The Georgia House Democrats’ caucus issued a press release that accused Lt. Gov. Burt Jones, a GOP candidate for governor, of ensuring a special legislative session by failing to allow a vote on legislation that would have addressed the July 1 deadline.

The House passed a bill that would have moved that deadline back two years. The Senate did not vote on it as the legislative session came to an end in the early morning hours of April 3.

Now, the GOP is using the issue to justify a special legislative session, House Democrats said, adding that the rush before the upcoming elections illustrates why the Voting Rights Act was passed by Congress six decades ago.

“The speed and urgency that Republicans have moved to redraw maps to lock-in single-party rule, indefinitely, shows why the Voting Rights Act was needed in the first place,” the House Democrats wrote.

The QR code issue will not be an easy one to fix.

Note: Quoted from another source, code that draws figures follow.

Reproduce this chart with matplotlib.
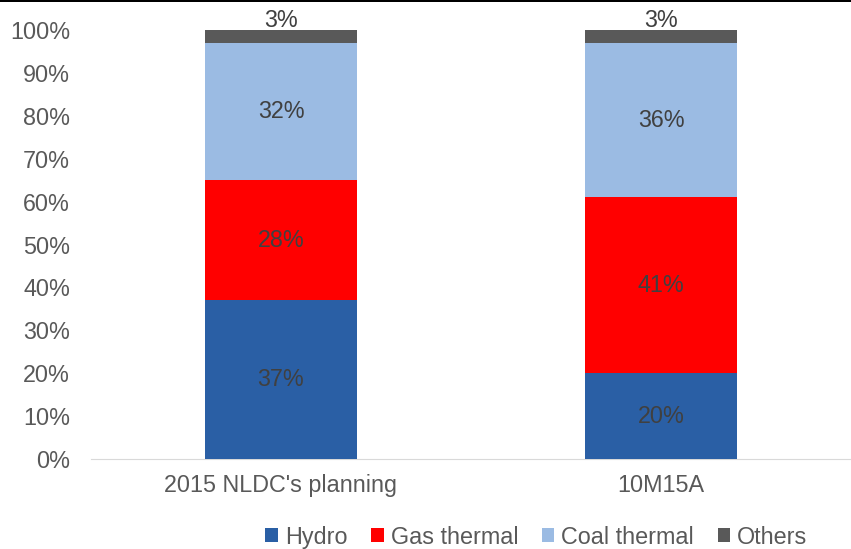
import numpy as np
import matplotlib.pyplot as plt
from matplotlib.patches import Rectangle

plt.rcParams['font.family'] = ['Liberation Sans', 'DejaVu Sans']

categories = ["2015 NLDC's planning", "10M15A"]
series = ["Hydro", "Gas thermal", "Coal thermal", "Others"]
hydro = [37, 20]
gas = [28, 41]
coal = [32, 36]
others = [3, 3]
colors = ["#2A5FA5", "#FF0000", "#9BBBE3", "#595959"]

values = [hydro, gas, coal, others]
fs = 16.8

fig = plt.figure(figsize=(8.51, 5.49), dpi=100)
ax = fig.add_axes([91 / 851, 1 - 459 / 549, 760 / 851, 429 / 549])

x = np.arange(len(categories))
bottom = np.zeros(len(categories))
for name, vals, col in zip(series, values, colors):
    vals = np.array(vals, dtype=float)
    ax.bar(x, vals, 0.4, bottom=bottom, color=col, label=name, zorder=3)
    for xi, b, v in zip(x, bottom, vals):
        if name == "Others":
            ty = b + v + 2.2
        else:
            ty = b + v / 2
        ax.text(xi, ty, "%d%%" % v, ha='center', va='center',
                fontsize=fs, color='#404040', zorder=4)
    bottom += vals

ax.set_xlim(-0.5, 1.5)
ax.set_ylim(0, 100)
ax.set_yticks(np.arange(0, 101, 10))
ax.set_yticklabels(["%d%%" % t for t in range(0, 101, 10)])
ax.set_xticks(x)
ax.set_xticklabels(categories)
ax.tick_params(axis='both', length=0, labelsize=fs, colors='#595959')
ax.tick_params(axis='y', pad=15)
ax.tick_params(axis='x', pad=11)
for s in ['top', 'right', 'left']:
    ax.spines[s].set_visible(False)
ax.spines['bottom'].set_color('#D9D9D9')

ax.legend(loc='center', bbox_to_anchor=(0.586, -0.182), ncol=4, frameon=False,
          fontsize=fs, handlelength=0.55, handleheight=0.55, handletextpad=0.3,
          columnspacing=1.0, labelcolor='#595959')

fig.add_artist(Rectangle((0, 1 - 2 / 549), 1, 2 / 549, transform=fig.transFigure,
                         color='black', lw=0))

fig.savefig('out.png', dpi=100)
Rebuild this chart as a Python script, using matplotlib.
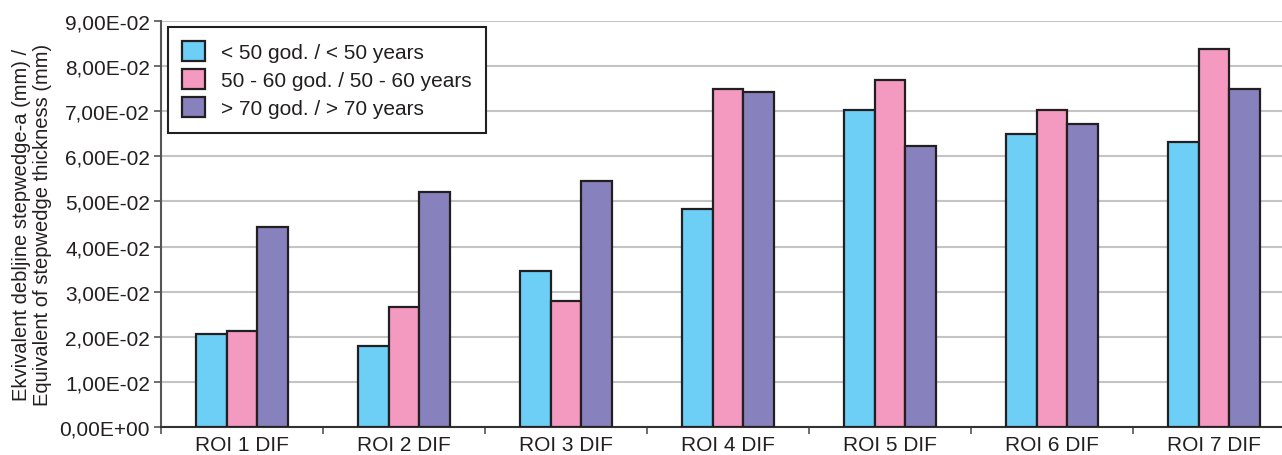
import numpy as np
import matplotlib
matplotlib.use("Agg")
import matplotlib.pyplot as plt
from matplotlib.ticker import FuncFormatter, MultipleLocator

plt.rcParams['font.family'] = ['Liberation Sans', 'DejaVu Sans']

# Datos
categorias = ["ROI 1 DIF", "ROI 2 DIF", "ROI 3 DIF", "ROI 4 DIF", "ROI 5 DIF", "ROI 6 DIF", "ROI 7 DIF"]
menos_50 = [0.0206, 0.0180, 0.0345, 0.0483, 0.0703, 0.0650, 0.0631]
entre_50_60 = [0.0212, 0.0265, 0.0280, 0.0749, 0.0770, 0.0703, 0.0838]
mas_70 = [0.0443, 0.0520, 0.0546, 0.0742, 0.0622, 0.0672, 0.0749]
etiquetas = ["< 50 god. / < 50 years", "50 - 60 god. / 50 - 60 years", "> 70 god. / > 70 years"]

colores = ["#6DCFF6", "#F49AC1", "#8781BD"]
texto = "#231F20"

fig = plt.figure(figsize=(12.82, 4.56), dpi=100)
ax = fig.add_axes([161 / 1282, 28 / 456, (1295 - 161) / 1282, 406 / 456])

x = np.arange(len(categorias))
w = 0.1877
for i, (serie, color, lab) in enumerate(zip([menos_50, entre_50_60, mas_70], colores, etiquetas)):
    ax.bar(x + (i - 1) * w, serie, width=w, color=color, edgecolor=texto,
           linewidth=1.6, label=lab, zorder=3)

ax.set_xlim(-0.5, len(categorias) - 0.5)
ax.set_ylim(0, 0.09)
ax.yaxis.set_major_locator(MultipleLocator(0.01))
ax.yaxis.set_major_formatter(FuncFormatter(lambda v, p: ("%.2E" % v).replace(".", ",")))
ax.grid(axis='y', color='#C4C4C4', linewidth=1.5, zorder=0)

ax.set_xticks(x)
ax.set_xticklabels(categorias)
ax.set_xticks(np.arange(-0.5, len(categorias), 1), minor=True)
ax.tick_params(axis='x', which='major', length=0, pad=6, labelsize=15, labelcolor=texto)
ax.tick_params(axis='x', which='minor', length=5, width=1.2, color='#555555')
ax.tick_params(axis='y', length=5, width=1.2, color='#555555', pad=3,
               labelsize=15, labelcolor=texto)

for s in ['top', 'right']:
    ax.spines[s].set_visible(False)
ax.spines['left'].set_color('#555555')
ax.spines['left'].set_linewidth(1.5)
ax.spines['bottom'].set_color('#333333')
ax.spines['bottom'].set_linewidth(1.5)

ax.set_ylabel("Ekvivalent debljine stepwedge-a (mm) /\nEquivalent of stepwedge thickness (mm)",
              fontsize=14.5, color=texto, linespacing=1.15, labelpad=5)

leg = ax.legend(loc='upper left', bbox_to_anchor=(0.006, 0.986), borderaxespad=0,
                fancybox=False, fontsize=15, handlelength=1.1, handleheight=1.05,
                handletextpad=0.75, borderpad=0.7, labelspacing=0.35, framealpha=1)
leg.get_frame().set_edgecolor(texto)
leg.get_frame().set_linewidth(1.5)
for t in leg.get_texts():
    t.set_color(texto)

fig.savefig("out.png", dpi=100)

Groups such as the Coalition for Good Governance have sued Georgia in the past over the way the state conducts elections. They contend that the voting machines violate federal and state laws that predate the 2024 law banning QR codes.

The Coalition recently petitioned the State Election Board to mandate the use of hand-marked paper ballots for the November general election. The board rejected the petition.

Local election officials have said that they do not have enough time to switch from the current digital system.

The Legislature will have even less time to address the issue when they meet in July.

“These things should have changed long ago,” said Marilyn Marks, executive director of the Coalition.